- _What you will do_
Using the data below, copy every line that contains the word "with".

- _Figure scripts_
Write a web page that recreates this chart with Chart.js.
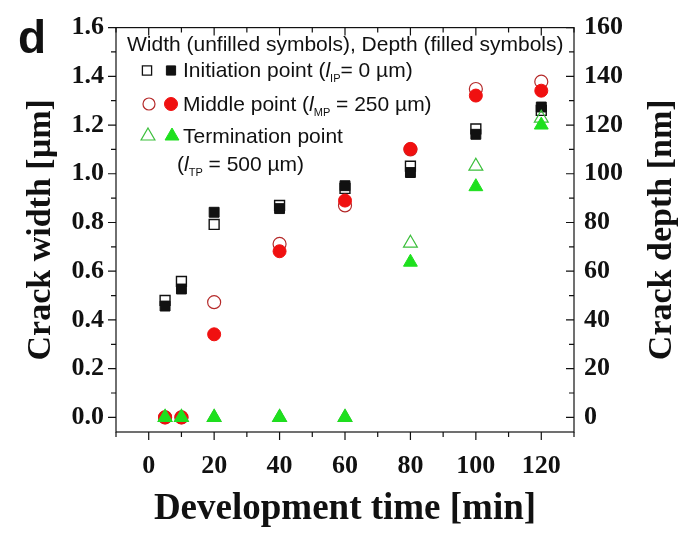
<!DOCTYPE html>
<html>
<head>
<meta charset="utf-8">
<script src="https://cdn.jsdelivr.net/npm/chart.js@4.4.1/dist/chart.umd.min.js"></script>
<style>
  body { margin: 0; background: #fff; }
  canvas { display: block; }
</style>
</head>
<body>
<canvas id="chart" width="685" height="540"></canvas>
<script>
// development time [min]
const times = [5, 10, 20, 40, 60, 80, 100, 120];

// crack width [µm] (unfilled symbols) and crack depth [nm] (filled symbols)
const initWidth = [0.48, 0.558, 0.792, 0.87, 0.94, 1.031, 1.184, 1.26];
const initDepth = [45.7, 52.7, 84.2, 85.7, 95.1, 100.5, 116.2, 127.4];
const midWidth  = [0, 0, 0.473, 0.712, 0.87, 1.10, 1.348, 1.378];
const midDepth  = [0, 0, 34.1, 68.2, 89, 110.2, 132.1, 134.1];
const termWidth = [0, 0, 0, 0, 0, 0.715, 1.031, 1.228];
const termDepth = [0, 0, 0, 0, 0, 63.7, 94.7, 120];

const xTicks = [0, 20, 40, 60, 80, 100, 120];
const xTickLabels = ["0", "20", "40", "60", "80", "100", "120"];
const yTicks = [0, 0.2, 0.4, 0.6, 0.8, 1.0, 1.2, 1.4, 1.6];
const yTickLabels = ["0.0", "0.2", "0.4", "0.6", "0.8", "1.0", "1.2", "1.4", "1.6"];
const y2Ticks = [0, 20, 40, 60, 80, 100, 120, 140, 160];
const y2TickLabels = ["0", "20", "40", "60", "80", "100", "120", "140", "160"];

const serifBold = (size) => ({ family: "'Liberation Serif', 'Times New Roman', serif", size: size, weight: "bold" });

const pts = (ys) => times.map((t, i) => ({ x: t, y: ys[i] }));

function drawSymbol(ctx, style, x, y, r, fill, stroke, lw) {
  ctx.save();
  ctx.beginPath();
  if (style === "rect") {
    const s = Math.SQRT1_2 * r;
    ctx.rect(x - s, y - s, 2 * s, 2 * s);
  } else if (style === "circle") {
    ctx.arc(x, y, r, 0, Math.PI * 2);
  } else {
    ctx.moveTo(x, y - r);
    ctx.lineTo(x + r * Math.sin(Math.PI / 3), y + r / 2);
    ctx.lineTo(x - r * Math.sin(Math.PI / 3), y + r / 2);
    ctx.closePath();
  }
  if (fill) { ctx.fillStyle = fill; ctx.fill(); }
  if (stroke) { ctx.strokeStyle = stroke; ctx.lineWidth = lw; ctx.stroke(); }
  ctx.restore();
}

function rich(ctx, x, y, parts) {
  let cx = x;
  for (const p of parts) {
    ctx.font = p.f;
    ctx.fillText(p.t, cx, y + (p.dy || 0));
    cx += ctx.measureText(p.t).width;
  }
}

const decorations = {
  id: "decorations",
  afterDraw(chart) {
    const { ctx, chartArea: a, scales } = chart;
    ctx.save();
    ctx.strokeStyle = "#111";
    ctx.lineWidth = 1.2;
    ctx.strokeRect(a.left, a.top, a.right - a.left, a.bottom - a.top);

    // tick marks: bottom/left outward, top/right inward
    ctx.beginPath();
    for (let v = -10; v <= 130; v += 10) {
      const px = scales.x.getPixelForValue(v);
      const len = v % 20 === 0 ? 8 : 5;
      ctx.moveTo(px, a.bottom); ctx.lineTo(px, a.bottom + len);
      ctx.moveTo(px, a.top); ctx.lineTo(px, a.top + len);
    }
    for (let k = 0; k <= 16; k++) {
      const py = scales.y.getPixelForValue(k / 10);
      const len = k % 2 === 0 ? 8 : 5;
      ctx.moveTo(a.left - len, py); ctx.lineTo(a.left, py);
      ctx.moveTo(a.right - len, py); ctx.lineTo(a.right, py);
    }
    ctx.stroke();

    // right axis title, reads bottom to top
    ctx.fillStyle = "#111";
    ctx.font = "bold 34px 'Liberation Serif', serif";
    ctx.textAlign = "center";
    ctx.textBaseline = "middle";
    ctx.save();
    ctx.translate(662, (a.top + a.bottom) / 2);
    ctx.rotate(-Math.PI / 2);
    ctx.fillText("Crack depth [nm]", 0, 0);
    ctx.restore();

    // panel letter
    ctx.textAlign = "left";
    ctx.textBaseline = "alphabetic";
    ctx.font = "bold 46px 'Liberation Sans', sans-serif";
    ctx.fillText("d", 18, 53);

    // legend
    const F = "21px 'Liberation Sans', sans-serif";
    const FI = "italic 21px 'Liberation Sans', sans-serif";
    const FS = "11px 'Liberation Sans', sans-serif";
    ctx.font = F;
    ctx.fillText("Width (unfilled symbols), Depth (filled symbols)", 127, 51);

    drawSymbol(ctx, "rect", 147, 70.5, 6.5, "#fff", "#111", 1.3);
    drawSymbol(ctx, "rect", 171, 70.5, 6.5, "#111", "#111", 1);
    rich(ctx, 183, 77, [{ t: "Initiation point (", f: F }, { t: "l", f: FI }, { t: "IP", f: FS, dy: 5 }, { t: "= 0 µm)", f: F }]);

    drawSymbol(ctx, "circle", 149, 104, 6, "#fff", "#b52a2a", 1.2);
    drawSymbol(ctx, "circle", 171, 104, 6.5, "#f01010", "#f01010", 1);
    rich(ctx, 183, 111, [{ t: "Middle point (", f: F }, { t: "l", f: FI }, { t: "MP", f: FS, dy: 5 }, { t: " = 250 µm)", f: F }]);

    drawSymbol(ctx, "triangle", 148, 136, 8, "#fff", "#3cbf3c", 1.2);
    drawSymbol(ctx, "triangle", 172, 136, 8, "#1ee01e", "#1ee01e", 1);
    rich(ctx, 183, 143, [{ t: "Termination point", f: F }]);
    rich(ctx, 177, 171, [{ t: "(", f: F }, { t: "l", f: FI }, { t: "TP", f: FS, dy: 5 }, { t: " = 500 µm)", f: F }]);
    ctx.restore();
  }
};

const ds = (label, data, axis, style, r, bg, border, lw, order) => ({
  label, data: pts(data), yAxisID: axis, pointStyle: style, pointRadius: r, pointHoverRadius: r,
  backgroundColor: bg, borderColor: border, borderWidth: lw, showLine: false, order
});

new Chart(document.getElementById("chart"), {
  type: "scatter",
  data: {
    datasets: [
      ds("Initiation width", initWidth, "y", "rect", 7, "rgba(255,255,255,0)", "#111", 1.4, 5),
      ds("Initiation depth", initDepth, "y2", "rect", 7, "#111", "#111", 1, 4),
      ds("Middle width", midWidth, "y", "circle", 6.5, "rgba(255,255,255,0)", "#b52a2a", 1.2, 3),
      ds("Middle depth", midDepth, "y2", "circle", 6.5, "#f01010", "#f01010", 1, 2),
      ds("Termination width", termWidth, "y", "triangle", 8, "rgba(255,255,255,0)", "#3cbf3c", 1.2, 1),
      ds("Termination depth", termDepth, "y2", "triangle", 8, "#1ee01e", "#1ee01e", 1, 0)
    ]
  },
  options: {
    responsive: false,
    animation: false,
    layout: { padding: { top: 21, left: 0, right: 0, bottom: 0 } },
    plugins: { legend: { display: false }, tooltip: { enabled: false } },
    scales: {
      x: {
        type: "linear", position: "bottom", min: -10, max: 130,
        afterBuildTicks: (s) => { s.ticks = xTicks.map((v) => ({ value: v })); },
        afterFit: (s) => { s.height = 108; },
        ticks: { padding: 19, color: "#111", font: serifBold(26), maxRotation: 0, callback: (v, i) => xTickLabels[i] },
        grid: { display: false, drawTicks: false },
        border: { display: false },
        title: { display: true, text: "Development time [min]", color: "#111", font: serifBold(37), padding: { top: 0, bottom: 8 } }
      },
      y: {
        type: "linear", position: "left", min: -0.06, max: 1.6,
        afterBuildTicks: (s) => { s.ticks = yTicks.map((v) => ({ value: v })); },
        afterFit: (s) => { s.width = 116; },
        ticks: { padding: 12, color: "#111", font: serifBold(26), callback: (v, i) => yTickLabels[i] },
        grid: { display: false, drawTicks: false },
        border: { display: false },
        title: { display: true, text: "Crack width [µm]", color: "#111", font: serifBold(34), padding: { top: 21, bottom: 0 } }
      },
      y2: {
        type: "linear", position: "right", min: -6, max: 160,
        afterBuildTicks: (s) => { s.ticks = y2Ticks.map((v) => ({ value: v })); },
        afterFit: (s) => { s.width = 111; },
        ticks: { padding: 10, color: "#111", font: serifBold(26), callback: (v, i) => y2TickLabels[i] },
        grid: { display: false, drawTicks: false },
        border: { display: false }
      }
    }
  },
  plugins: [decorations]
});
</script>
</body>
</html>
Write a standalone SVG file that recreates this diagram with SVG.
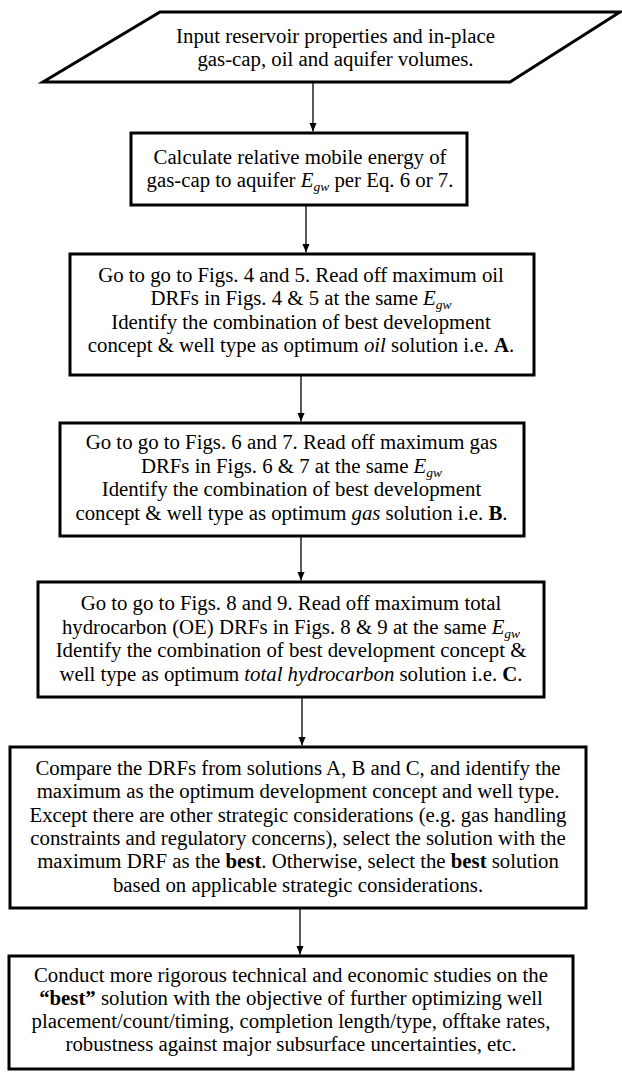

- _Result of this task_
Write a web page that recreates this chart with Chart.js.
Write a standalone SVG file that recreates this diagram with SVG.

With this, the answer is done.